Autorin Gila Lustiger lebt seit 25 Jahren in Paris und gibt dem Leser einen tiefen Einblick in die „Grande Nation“. Sie hat hier einen erstaunlichen Zwitter aus Krimi, Thriller und Gesellschaftsroman geschrieben. Neben der eigentlichen Kriminalhandlung fügt sie en passant und ziemlich versiert zahlreiche gesellschaftliche und politische Themen Frankreichs in die Romanhandlung ein. Gerade wenn man glaubt, dass die Autorin zu sehr abschweift, greift sie aber den roten Faden wieder auf und treibt die Geschichte voran. Eine Geschichte von Geld, Macht, Intrigen, politischen Seilschaften und Vertuschung. Protagonist Marc verstrickt sich immer mehr in diesem Geflecht. Doch wer trägt die Schuld an den Zuständen, ist es wirklich immer nur „die Schuld der anderen“?
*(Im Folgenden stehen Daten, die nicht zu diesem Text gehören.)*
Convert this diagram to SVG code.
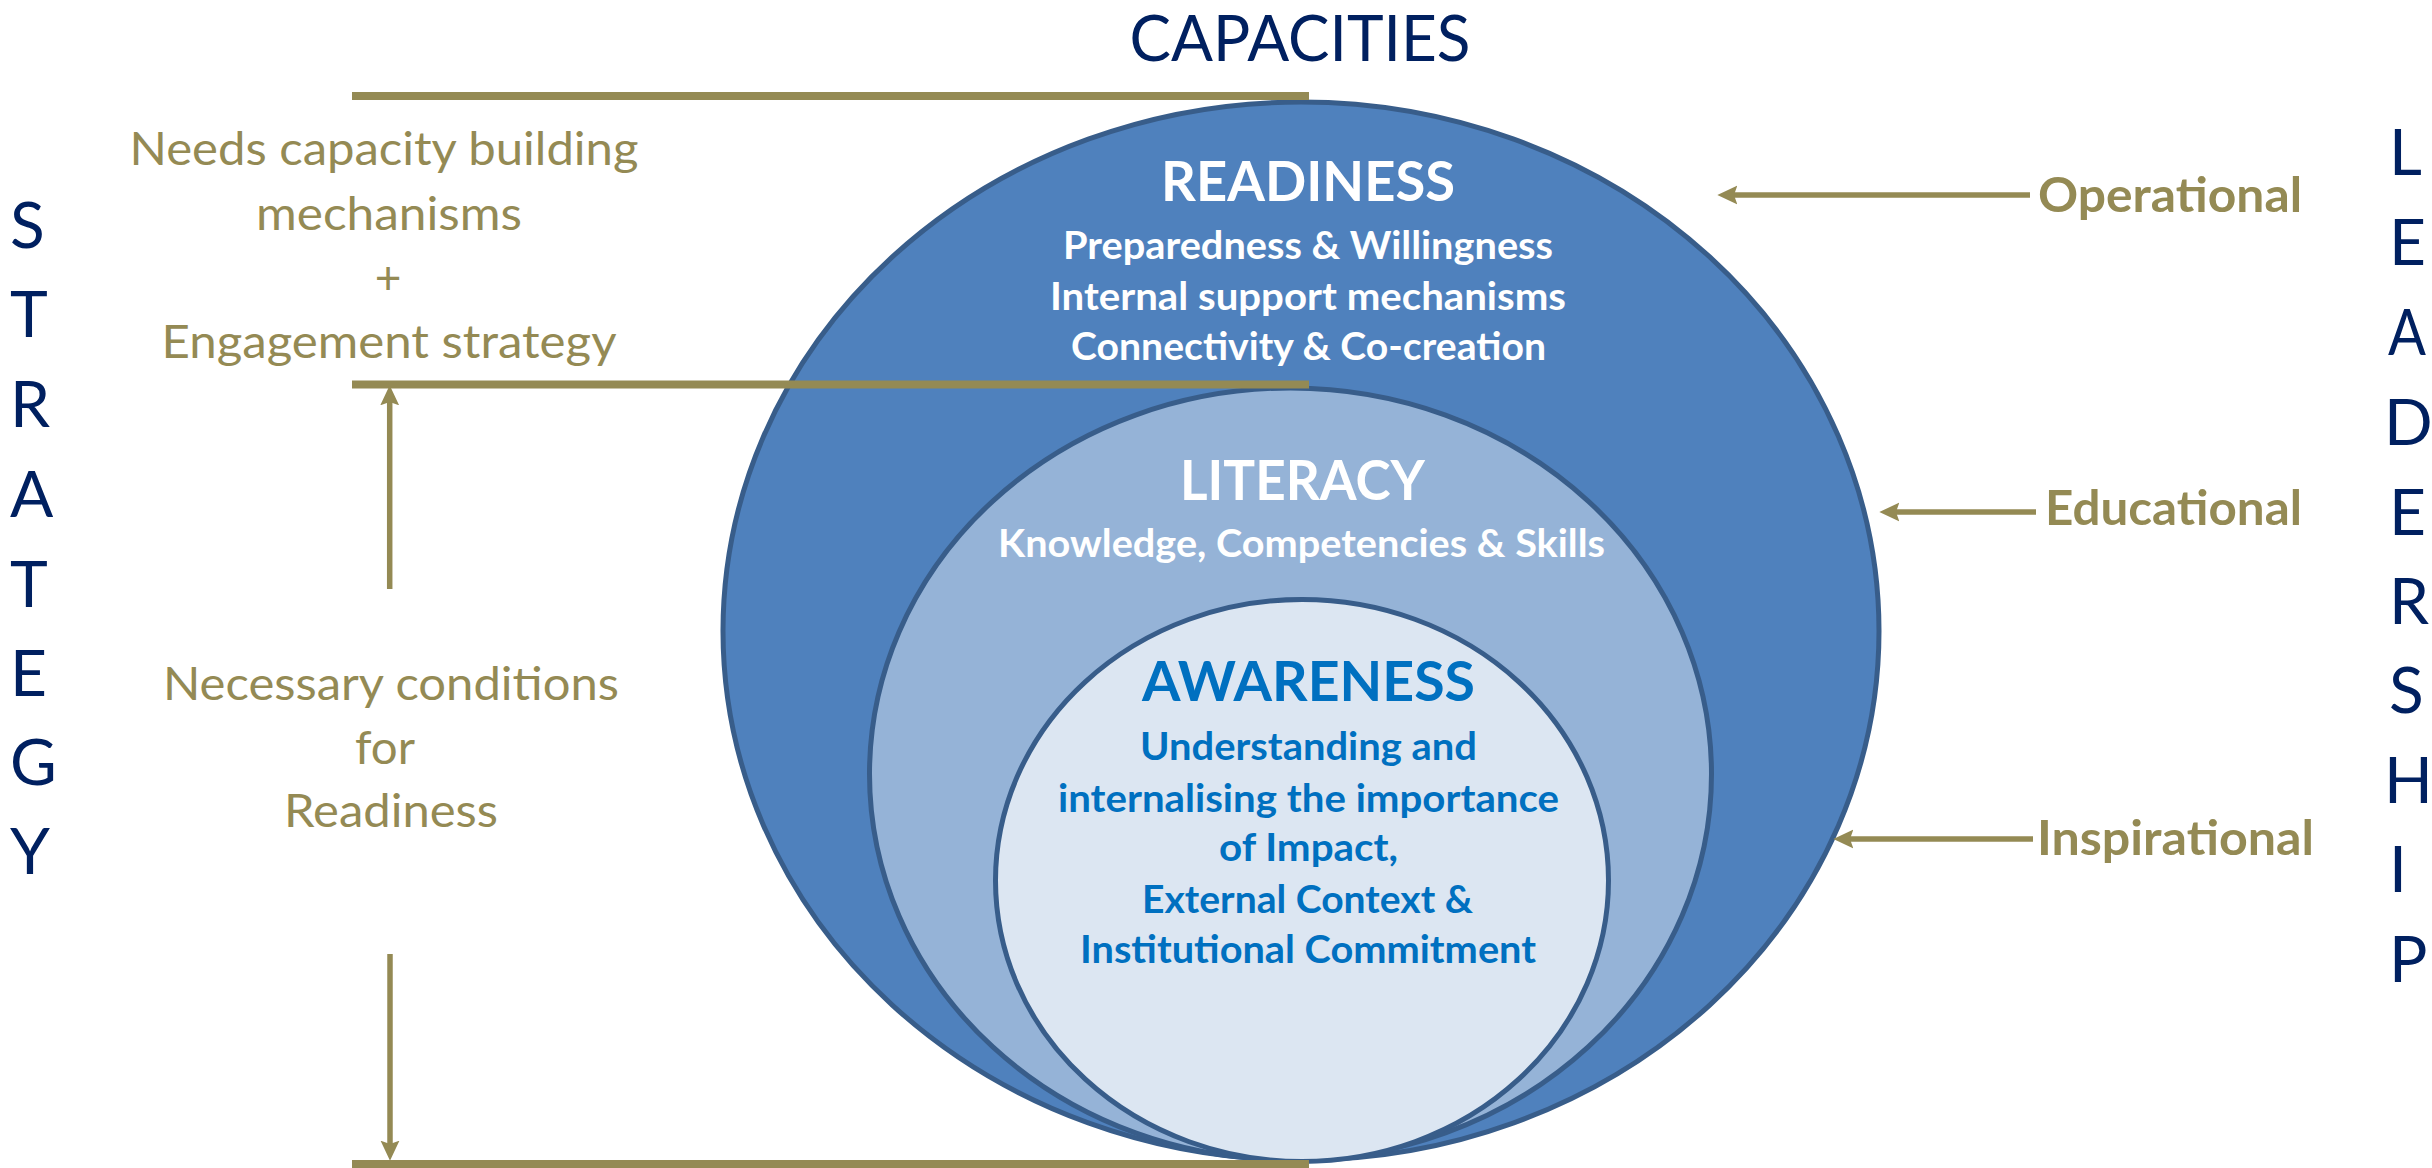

„Er blickte seinen Jugendfreund an. Er glaubte an seinen Beruf und er glaubte an seine Ehe, sein Himmel war, obwohl er die vierzig überschritten hatte, noch immer voller Geigen. Er war eben der Sohn seiner Eltern geblieben, Lehrer mit einem soliden, wenn auch naiven Wertesystem. Er hingegen war im Schatten seines Großvaters aufgewachsen. Das machte ihn hellhörig und in gewisser Weise auch abgefeimt.“ (S. 381)

Ein sehr intelligenter, vielschichtiger Roman und ein Blick in die Abgründe der französischen Gesellschaft. Sprachlich und stilistisch ebenfalls überzeugend. Ein echtes Highlight zu Beginn des Lesejahres 2015.